Their fear and hatred of minorities is seen, beyond repeating the usual right wing smears against organizations such as ACORN, by their views on immigration.  They call for “No amnesty, no benefits, no citizenship -ever- for anyone in the country illegally. Arrest and detain, for a specified period of time, anyone here illegally, and then deport, period.” It’s “deport, baby, deport” on immigration, and “drill, baby, drill” on energy.

The same ignorance of health care is seen in this document as we saw throughout the health care debate. Their ideas on expanding coverage cost control are the same ineffective ideas I’ve debunked in many previous posts. They attack a non-existent “government take-over of health care” as being unconstitutional, declaring health care is not a right but “a service.” Elsewhere in the document they demand that, “Congress participates in the same health care plan as the general public.

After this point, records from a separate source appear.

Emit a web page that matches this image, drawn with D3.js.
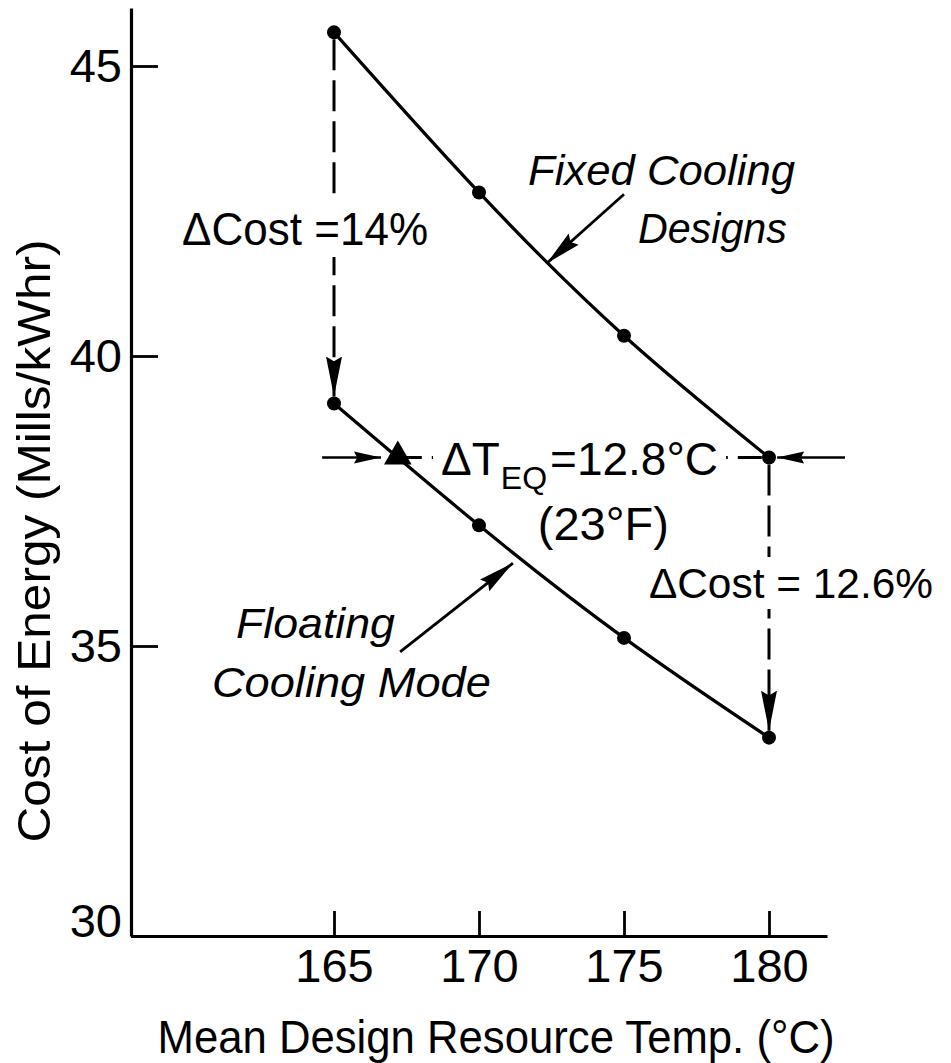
<!DOCTYPE html>
<html>
<head>
<meta charset="utf-8">
<script src="https://cdn.jsdelivr.net/npm/d3@7"></script>
<style>
  html, body { margin: 0; padding: 0; background: #fff; }
  svg { display: block; }
  text { font-family: "Liberation Sans", Arial, sans-serif; fill: #000; }
</style>
</head>
<body>
<svg id="chart" width="951" height="1063"></svg>
<script>
// ---------- data ----------
const temps = [165, 170, 175, 180];
const fixedCost = [45.58, 42.82, 40.35, 38.25];
const floatingCost = [39.18, 37.08, 35.14, 33.42];
const eqTemp = [167.2];
const eqCost = [38.25];
const xTickValues = [165, 170, 175, 180];
const yTickValues = [30, 35, 40, 45];
const xTitle = "Mean Design Resource Temp. (°C)";
const yTitle = "Cost of Energy (Mills/kWhr)";

// ---------- layout ----------
const W = 951, H = 1063;
const svg = d3.select("#chart");
svg.append("rect").attr("width", W).attr("height", H).attr("fill", "#fff");

const x = d3.scaleLinear().domain([158, 182]).range([131, 827]);
const y = d3.scaleLinear().domain([30, 46]).range([936, 8]);

// arrowhead markers
const defs = svg.append("defs");
function marker(id, len, wid) {
  defs.append("marker")
    .attr("id", id)
    .attr("markerUnits", "userSpaceOnUse")
    .attr("markerWidth", len + 2).attr("markerHeight", wid + 2)
    .attr("viewBox", `0 ${-wid / 2 - 1} ${len + 2} ${wid + 2}`)
    .attr("refX", len).attr("refY", 0)
    .attr("orient", "auto")
    .append("path")
    .attr("d", `M0,${-wid / 2}L${len},0L0,${wid / 2}L${len * 0.12},0Z`)
    .attr("fill", "#000");
}
marker("ahBig", 40, 16);
marker("ahPtr", 36, 15);
marker("ahSmall", 27, 12);

// ---------- axes ----------
const yAxis = d3.axisLeft(y).tickValues(yTickValues).tickSize(-27).tickSizeOuter(0).tickPadding(9)
  .tickFormat(d3.format("d"));
const xAxis = d3.axisBottom(x).tickValues(xTickValues).tickSize(-25).tickSizeOuter(0).tickPadding(13)
  .tickFormat(d3.format("d"));

const gy = svg.append("g").attr("transform", `translate(${x.range()[0]},0)`).call(yAxis);
const gx = svg.append("g").attr("transform", `translate(0,${y.range()[0]})`).call(xAxis);

[gx, gy].forEach(g => {
  g.select(".domain").attr("stroke", "#000").attr("stroke-width", 3.2);
  g.selectAll(".tick line").attr("stroke", "#000").attr("stroke-width", 2.8);
  g.selectAll(".tick text").attr("font-size", 47).attr("font-family", "Liberation Sans, Arial, sans-serif").attr("fill", "#000");
});
gy.selectAll(".tick text").filter(d => d === 30).attr("dy", "0");

// axis titles
svg.append("text")
  .attr("x", 496).attr("y", 1053)
  .attr("text-anchor", "middle")
  .attr("font-size", 47)
  .attr("textLength", 677).attr("lengthAdjust", "spacingAndGlyphs")
  .text(xTitle);

svg.append("text")
  .attr("transform", "translate(50,541) rotate(-90)")
  .attr("text-anchor", "middle")
  .attr("font-size", 47)
  .attr("textLength", 603).attr("lengthAdjust", "spacingAndGlyphs")
  .text(yTitle);

// ---------- curves ----------
const fixedData = temps.map((t, i) => [t, fixedCost[i]]);
const floatData = temps.map((t, i) => [t, floatingCost[i]]);
const line = d3.line().x(d => x(d[0])).y(d => y(d[1])).curve(d3.curveNatural);

svg.append("path").datum(fixedData).attr("d", line)
  .attr("fill", "none").attr("stroke", "#000").attr("stroke-width", 3.2);
svg.append("path").datum(floatData).attr("d", line)
  .attr("fill", "none").attr("stroke", "#000").attr("stroke-width", 3.2);

// ---------- annotation lines ----------
const R = 7;
const ann = svg.append("g");

// vertical dashed ΔCost arrows
[0, 3].forEach(i => {
  ann.append("line")
    .attr("x1", x(temps[i])).attr("x2", x(temps[i]))
    .attr("y1", y(fixedCost[i]) + R).attr("y2", y(floatingCost[i]) - R)
    .attr("stroke", "#000").attr("stroke-width", 3)
    .attr("stroke-dasharray", "31,10")
    .attr("marker-end", "url(#ahBig)");
});

// horizontal dashed ΔT_EQ line
ann.append("line")
  .attr("x1", x(eqTemp[0])).attr("x2", x(temps[3]))
  .attr("y1", y(eqCost[0])).attr("y2", y(fixedCost[3]))
  .attr("stroke", "#000").attr("stroke-width", 3)
  .attr("stroke-dasharray", "24,10");

// small horizontal arrows
const hArrows = [
  { from: [164.59, eqCost[0]], to: [166.62, eqCost[0]] },
  { from: [182.62, fixedCost[3]], to: [180.28, fixedCost[3]] }
];
hArrows.forEach(a => {
  ann.append("line")
    .attr("x1", x(a.from[0])).attr("y1", y(a.from[1]))
    .attr("x2", x(a.to[0])).attr("y2", y(a.to[1]))
    .attr("stroke", "#000").attr("stroke-width", 2.5)
    .attr("marker-end", "url(#ahSmall)");
});

// pointer arrows to curve labels
const pointers = [
  { from: [175.0, 42.79], to: [172.34, 41.60] },
  { from: [167.28, 34.90], to: [171.17, 36.43] }
];
pointers.forEach(a => {
  ann.append("line")
    .attr("x1", x(a.from[0])).attr("y1", y(a.from[1]))
    .attr("x2", x(a.to[0])).attr("y2", y(a.to[1]))
    .attr("stroke", "#000").attr("stroke-width", 2.8)
    .attr("marker-end", "url(#ahPtr)");
});

const tg = svg.append("g");

// ---------- points ----------
svg.append("g").selectAll("circle")
  .data(fixedData.concat(floatData))
  .join("circle")
  .attr("cx", d => x(d[0])).attr("cy", d => y(d[1])).attr("r", R)
  .attr("fill", "#000");

svg.append("path")
  .attr("d", d3.symbol().type(d3.symbolTriangle).size(330)())
  .attr("transform", `translate(${x(eqTemp[0])},${y(eqCost[0]) - 1})`)
  .attr("fill", "#000");

// ---------- annotation texts ----------
const labels = [
  { t: "ΔCost =14%", x: 159.76, y: 41.914, len: 246, size: 46, gapX: 165 },
  { t: "Fixed Cooling", x: 171.69, y: 42.948, len: 267, size: 42, italic: true },
  { t: "Designs", x: 175.48, y: 41.948, len: 149, size: 42, italic: true },
  { t: "Floating", x: 161.62, y: 35.138, len: 159, size: 42, italic: true },
  { t: "Cooling Mode", x: 160.79, y: 34.121, len: 279, size: 42, italic: true },
  { t: "(23°F)", x: 172.03, y: 36.828, len: 131, size: 46 },
  { t: "ΔCost = 12.6%", x: 175.86, y: 35.828, len: 284, size: 43, gapX: 180 }
];

labels.forEach(l => {
  const g = tg.append("g");
  const txt = g.append("text")
    .attr("x", x(l.x)).attr("y", y(l.y))
    .attr("font-size", l.size)
    .attr("font-style", l.italic ? "italic" : "normal")
    .attr("textLength", l.len).attr("lengthAdjust", "spacingAndGlyphs")
    .text(l.t);
  if (l.gapX !== undefined) {
    const b = txt.node().getBBox();
    g.insert("rect", "text")
      .attr("x", x(l.gapX) - 5).attr("width", 10)
      .attr("y", b.y - 2).attr("height", b.height + 4)
      .attr("fill", "#fff");
  }
});

// ΔT_EQ label with subscript
const gT = tg.append("g");
const tT = gT.append("text")
  .attr("x", x(168.69)).attr("y", y(37.948))
  .attr("font-size", 46);
tT.append("tspan").text("ΔT");
tT.append("tspan").attr("font-size", 32).attr("dy", 14).attr("dx", 1).text("EQ");
tT.append("tspan").attr("dy", -14).attr("dx", 3).text("=12.8°C");
const bT = tT.node().getBBox();
gT.insert("rect", "text")
  .attr("x", bT.x - 8).attr("width", bT.width + 16)
  .attr("y", y(eqCost[0]) - 5).attr("height", 10)
  .attr("fill", "#fff");
</script>
</body>
</html>
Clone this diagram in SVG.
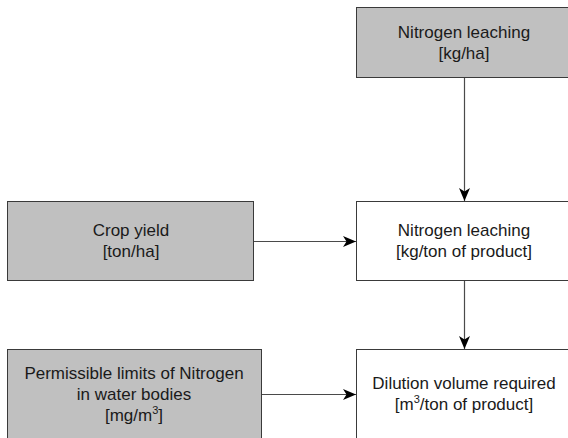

No preferential plans or treatment.” They remain oblivious to the fact that one of the driving ideas behind health care reform was to give the rest of the country the same type of health care choices as Congress now has.

I even think someone pulled out a Ouija board to contact Ayn Rand to add this clause: “Espouse and follow the principle: It is immoral to steal the property rightfully earned by one person, and give it to another who has no claim or right to its benefits.” This ignores both the fact that “property rightfully earned by one person” can be earned only with the infrastructure created by government, which must tax to preserve it, along with the need for a safety net.

In this document full of outright lunacy I especially find it ironic that they quote Thomas Jefferson in one section while also distorting the meaning of the First Amendment elsewhere. After all, Jefferson is probably quoted the most to demonstrate that the Founding Fathers did in fact intend to create a secular government with a strict wall of separation of church and state. Apparently they will quote him when convenient but ignore his actual liberal beliefs. While they oppose the First Amendment, they do strongly support the Second.

If they continue like this the Republicans are on the road to extinction, despite the likelihood of picking up some seats seats this year. A party cannot continue with views which so racially oppose the values which this nation was founded upon. If this lunacy continues, sane Republicans will have no choice but to remove this element from its base or leave the party.